Previously valued at over $700,000, the property includes a three-quarter mile long section of the Beaver River, a major tributary to the Pawcatuck River, along with miles of readily accessible trails and a caretaker's home. The Pawcatuck River's 300 square mile watershed comprises most of southwestern Rhode Island and extends into Connecticut, and provides abundant clean groundwater that serves as the sole source of drinking water for more than 60,000 local residents. It supports roughly 70 percent of Rhode Island's globally imperiled species.
"This is an exceptional opportunity to expand the state's natural lands inventory with the addition of over 1,800 acres of pristine land that will preserve the quality of state's drinking water supply, the history of our industrial development, and our forests and wildlife habitats," noted DEM Director Janet Coit.
"This was an incredibly generous gift to Richmond and the people of Rhode Island. I have to believe Mr. deCoppet is smiling somewhere, knowing he is helping to keep this wooded corner of Rhode Island wild and scenic for future generations," said U.S. Senator Jack Reed.
"Protecting this area continues a long Rhode Island tradition of environmental preservation and stewardship," said Senator Sheldon Whitehouse. "Setting aside this land will maintain habitat for important species, preserve historic sites, and help to safeguard the fresh water that thousands of Rhode Island families drink every day. This is a beautiful place, and it will enrich life in Rhode Island for generations to come."
"Preservation of open space and protection of our natural resources is key to maintaining the beautiful landscape that makes Rhode Island what it is," said Congressman Jim Langevin. "This is a historic and environmentally significant piece of land, and I am grateful to the deCoppet family for recognizing its rightful designation as a protected wildlife refuge."
"Rhode Islanders will forever have the benefit of Mr. deCoppet's foresight so many decades ago. The preservation of this land is an incredibly generous gift.
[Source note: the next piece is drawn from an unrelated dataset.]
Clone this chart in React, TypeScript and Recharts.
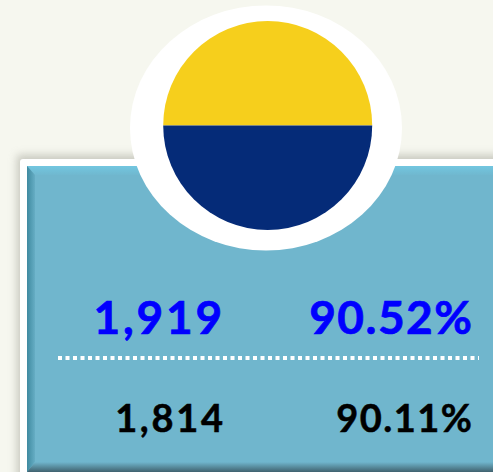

This land will forever provide us with fresh, clean air, unspoiled forest to explore and enjoy, and a safe, protected habitat for wildlife. This marvelous donation, that all Rhode Islanders may enjoy, preserves this habitat from encroaching development. We are very fortunate to be able to accept this offering today," said Representative Valencia (D-Dist. 39, Richmond, Hopkinton, Exeter).
"The preservation of Hillsdale helps permanently protect more of the natural beauty and resources that make Rhode Island such a beautiful place to live. This is a very valuable addition to our state, and I'm grateful that future generations will always be able to enjoy the peace, quiet and fresh air of the woods here, thanks to Mr. deCoppet's wonderful gift," said Senator Cool Rumsey (D-Dist. 34, Exeter, Charlestown, Hopkinton, Richmond, West Greenwich).
Following a brief speaking program, Rick Greenwood, deputy director of the Rhode Island Historical Preservation and Heritage Commission, and Christopher Raithel, a wildlife biologist in DEM's Division of Fish and Wildlife, provided a tour of the property.